A lot of actors worked as Roadway casuals because of the pay. I remember working with Andy Garcia. I knew him only in passing. We were all so tired; it’s not like any of us had a lot of energy to make friends. Besides, we were all covered up: steel-toed boots, jeans, hooded sweatshirt, gloves, and a bandanna to cover our ears, noses, and mouths from the swirling dirt and cardboard dust. All you saw were a guy’s eyes. And some guys even wore clear plastic glasses to shield their eyes.
Somewhere beneath all that protective gear, I was elsewhere. They got my body, but I wasn’t going to let them get my mind or soul. I think if I hadn’t been absolutely determined to be an actor, I wouldn’t have made it through. But I was determined.
CRANSTON! When the foreman yelled, I acknowledged I heard him. I nodded, but I didn’t let him in. I just kept repeating a few lines from my inner script. I kept saying to myself: One day I will be able to call myself an actor. Not a part-time actor, but a real actor. One day. One day. One day.

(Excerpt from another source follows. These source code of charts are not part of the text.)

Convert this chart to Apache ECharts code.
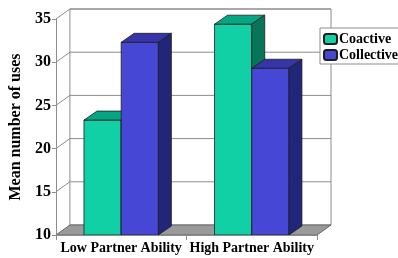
<!DOCTYPE html>
<html>
<head>
<meta charset="utf-8">
<script src="https://cdn.jsdelivr.net/npm/echarts@6/dist/echarts.min.js"></script>
<style>
  html, body { margin: 0; padding: 0; background: #fff; }
  #grafica { width: 398px; height: 258px; }
</style>
</head>
<body>
<div id="grafica"></div>
<script>
const categories = ["Low Partner Ability", "High Partner Ability"];
const coactive = [23.3, 34.4];
const collective = [32.3, 29.3];
const yTicks = [10, 15, 20, 25, 30, 35];
const yMin = 10;
const yMax = 35;

// profundidad del "3D"
const wallDx = 14, wallDy = -10;
const barDx = 13, barDy = -9;
const gris = "#8c8c8c";
const fuente = "Liberation Serif";

const coloresCoactive = { front: "#12d0a6", top: "#05a482", side: "#067558" };
const coloresCollective = { front: "#4747d6", top: "#3535a8", side: "#22267a" };

const renderFrame = (params, api) => {
  const cs = params.coordSys;
  const v = api.value(0);
  const p = api.coord([0, v]);
  const x0 = cs.x, x1 = cs.x + cs.width, y = p[1];
  const children = [];
  if (v === yMin) {
    const yTop = api.coord([0, yMax])[1];
    // pared del fondo
    children.push({
      type: "polygon",
      shape: { points: [[x0 + wallDx, yTop + wallDy], [x1 + wallDx, yTop + wallDy], [x1 + wallDx, y + wallDy], [x0 + wallDx, y + wallDy]] },
      style: { fill: "#fff", stroke: gris, lineWidth: 1 }
    });
    // piso
    children.push({
      type: "polygon",
      shape: { points: [[x0, y], [x1, y], [x1 + wallDx, y + wallDy], [x0 + wallDx, y + wallDy]] },
      style: { fill: "#9a9a9a", stroke: "#666", lineWidth: 1 }
    });
  } else {
    children.push({
      type: "line",
      shape: { x1: x0, y1: y, x2: x0 + wallDx, y2: y + wallDy },
      style: { stroke: gris, lineWidth: 1 }
    });
    children.push({
      type: "line",
      shape: { x1: x0 + wallDx, y1: y + wallDy, x2: x1 + wallDx, y2: y + wallDy },
      style: { stroke: gris, lineWidth: 1 }
    });
  }
  return { type: "group", children };
};

const renderBar = (idx, col) => (params, api) => {
  const cat = api.value(0), val = api.value(1);
  const top = api.coord([cat, val]);
  const base = api.coord([cat, yMin]);
  const w = api.size([1, 0])[0] * 0.285;
  const x0 = idx === 0 ? top[0] - w : top[0];
  const x1 = x0 + w;
  const yt = top[1], yb = base[1];
  const borde = { stroke: "#1e1e1e", lineWidth: 0.8, lineJoin: "round" };
  return {
    type: "group",
    children: [
      { type: "rect", shape: { x: x0, y: yt, width: w, height: yb - yt }, style: Object.assign({ fill: col.front }, borde) },
      { type: "polygon", shape: { points: [[x0, yt], [x1, yt], [x1 + barDx, yt + barDy], [x0 + barDx, yt + barDy]] }, style: Object.assign({ fill: col.top }, borde) },
      { type: "polygon", shape: { points: [[x1, yt], [x1 + barDx, yt + barDy], [x1 + barDx, yb + barDy], [x1, yb]] }, style: Object.assign({ fill: col.side }, borde) }
    ]
  };
};

const chart = echarts.init(document.querySelector("#grafica"), null, { renderer: "canvas" });
chart.setOption({
  animation: false,
  backgroundColor: "#fff",
  grid: { left: 53, right: 81, top: 19, bottom: 23 },
  legend: {
    data: ["Coactive", "Collective"],
    orient: "vertical",
    left: 320,
    top: 28,
    backgroundColor: "#fff",
    borderColor: gris,
    borderWidth: 1,
    borderRadius: 0,
    padding: [4, 4, 2, 3],
    itemGap: 2,
    itemWidth: 13,
    itemHeight: 10,
    z: 10,
    textStyle: { fontFamily: fuente, fontWeight: "bold", fontSize: 14, color: "#000", padding: [0, 0, 0, -3] }
  },
  xAxis: {
    type: "category",
    data: categories,
    axisLine: { lineStyle: { color: gris } },
    axisTick: { show: true, length: 5, lineStyle: { color: gris } },
    axisLabel: { interval: 0, margin: 6, fontFamily: fuente, fontWeight: "bold", fontSize: 14, color: "#000" },
    splitLine: { show: false },
    z: 5
  },
  yAxis: {
    type: "value",
    min: yMin,
    max: yMax,
    interval: 5,
    name: "Mean number of uses",
    nameLocation: "middle",
    nameRotate: 90,
    nameGap: 26,
    nameTextStyle: { fontFamily: fuente, fontWeight: "bold", fontSize: 16, color: "#000" },
    axisLine: { show: true, lineStyle: { color: gris } },
    axisTick: { show: true, length: 4, lineStyle: { color: gris } },
    axisLabel: { margin: 5, fontFamily: fuente, fontWeight: "bold", fontSize: 16, color: "#000" },
    splitLine: { show: false },
    z: 5
  },
  series: [
    {
      name: "frame",
      type: "custom",
      z: 1,
      silent: true,
      renderItem: renderFrame,
      data: yTicks.map((t) => [t]),
      encode: { y: 0 }
    },
    {
      name: "Coactive",
      type: "custom",
      z: 2,
      itemStyle: { color: coloresCoactive.front, borderColor: "#1e1e1e", borderWidth: 1 },
      renderItem: renderBar(0, coloresCoactive),
      data: coactive.map((v, i) => [i, v]),
      encode: { x: 0, y: 1 }
    },
    {
      name: "Collective",
      type: "custom",
      z: 3,
      itemStyle: { color: coloresCollective.front, borderColor: "#1e1e1e", borderWidth: 1 },
      renderItem: renderBar(1, coloresCollective),
      data: collective.map((v, i) => [i, v]),
      encode: { x: 0, y: 1 }
    }
  ]
});
</script>
</body>
</html>
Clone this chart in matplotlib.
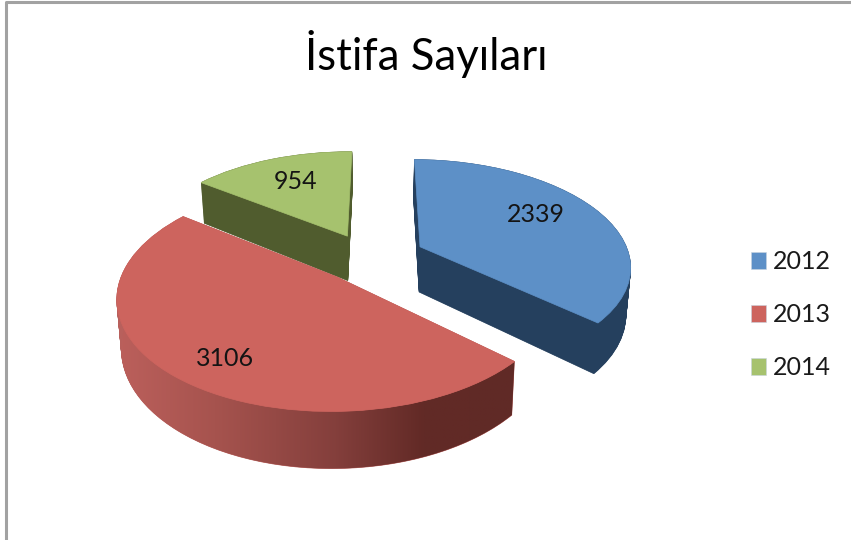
import numpy as np
import matplotlib
matplotlib.use("Agg")
import matplotlib.pyplot as plt
from matplotlib.transforms import Transform
from matplotlib.patches import Polygon, Patch
from matplotlib.colors import LinearSegmentedColormap
from matplotlib.lines import Line2D

plt.rcParams['font.family'] = ['Lato', 'DejaVu Sans']

# --- data ---
categories = ['2012', '2013', '2014']
values = [2339, 3106, 954]
title_text = 'İstifa Sayıları'

# --- style ---
top_colors = ['#5d90c7', '#cd645e', '#a6c26e']
side_colors = ['#25405e', '#b8605c', '#505c2e']
explode = [0.27, 0.23, 0.24]
label_radius = [0.69, 0.79, 0.68]
label_turn = [5, 5, -1]
START = 89.5
draw_order = [2, 0, 1]  # back to front

CX, CY, A, B, K, H = 369, 258, 210, 105, 0.165, 46
W, HT = 851, 540


class Perspective(Transform):
    input_dims = output_dims = 2
    is_separable = False
    has_inverse = False

    def __init__(self, z=0.0):
        super().__init__()
        self.z = z

    def transform_non_affine(self, values):
        v = np.asarray(values, float)
        s = 1 / (1 + K * v[:, 1])
        x = CX + A * v[:, 0] * s * (1 - 0.018 * self.z)
        y = CY - B * v[:, 1] * s + H * self.z * s
        return np.column_stack([x, y])


fig = plt.figure(figsize=(W / 100, HT / 100), dpi=100, facecolor='white')
ax = fig.add_axes([0, 0, 1, 1])


def pie_layer(z):
    wedges, _ = ax.pie(values, explode=explode, startangle=START, counterclock=False)
    for w in wedges:
        w.set_transform(Perspective(z) + ax.transData)
    return wedges


# extruded side faces: a stack of pies, slice by slice
LAYERS = 70
for k, z in enumerate(np.linspace(1, 0, LAYERS)):
    for i, w in enumerate(pie_layer(z)):
        w.set_facecolor(side_colors[i])
        w.set_edgecolor(side_colors[i])
        w.set_linewidth(0.5)
        w.set_zorder(10 * draw_order.index(i) + 1 + k / LAYERS)

# top faces
top_wedges = pie_layer(0.0)
for i, w in enumerate(top_wedges):
    w.set_facecolor(top_colors[i])
    w.set_edgecolor(top_colors[i])
    w.set_linewidth(0.5)
    w.set_zorder(10 * draw_order.index(i) + 5)

# shaded outer wall of the 2013 slice
red = top_wedges[1]
t = np.radians(np.linspace(red.theta1, red.theta2, 200))
arc = np.column_stack([red.center[0] + np.cos(t), red.center[1] + np.sin(t)])
outer_top = Perspective(0.0).transform(arc)
outer_bot = Perspective(1.0).transform(arc)
wall_poly = Polygon(np.vstack([outer_top, outer_bot[::-1]]), closed=True,
                    transform=ax.transData, facecolor='none', edgecolor='none')
ax.add_patch(wall_poly)
cmap = LinearSegmentedColormap.from_list('wall', [
    (0.0, '#bc605c'), (0.25, '#a6534e'), (0.55, '#843f3c'), (0.77, '#622a26'), (1.0, '#602a26')])
grad = ax.imshow(np.linspace(0, 1, 256)[None, :], extent=(115, 516, 520, 280), cmap=cmap,
                 aspect='auto', zorder=10 * draw_order.index(1) + 3)
grad.set_clip_path(wall_poly)

# value labels
for i, w in enumerate(top_wedges):
    mid = np.radians((w.theta1 + w.theta2) / 2 + label_turn[i])
    p = np.array([[w.center[0] + label_radius[i] * np.cos(mid),
                   w.center[1] + label_radius[i] * np.sin(mid)]])
    x, y = Perspective(0.0).transform(p)[0]
    ax.text(x, y, str(values[i]), ha='center', va='center', fontsize=18,
            color='#141414', zorder=50)

ax.text(426, 54, title_text, ha='center', va='center', fontsize=31.5, color='black', zorder=50)

handles = [Patch(facecolor=c, edgecolor='#c8d4e0', linewidth=0.4) for c in top_colors]
ax.legend(handles, categories, loc='center left', bbox_to_anchor=(751 / W, 1 - 314.5 / HT),
          bbox_transform=fig.transFigure, frameon=False, fontsize=18, handlelength=0.58,
          handleheight=0.66, handletextpad=0.3, labelspacing=1.2, borderpad=0, borderaxespad=0,
          labelcolor='#1a1a1a')

# screenshot frame
ax.add_line(Line2D([5.5, 5.5, W], [HT, 2, 2], color='#a2a2a2', lw=2.2, zorder=60))

ax.set_xlim(0, W)
ax.set_ylim(HT, 0)
ax.set_aspect('auto')
ax.axis('off')
fig.savefig('out.png', dpi=100)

I would fantasize: there’s me driving onto a studio lot; there’s me breaking down the beats of a scene on stage. I was cold and I was getting yelled at, and the energy of many of the guys was a dark energy. Most of those guys hated their jobs, and probably hated their lives. It would be so easy to be sucked into that despair. But I didn’t allow that to come inside. It wasn’t welcome. I wasn’t going to let them clutter my brain. I had something real to hold on to.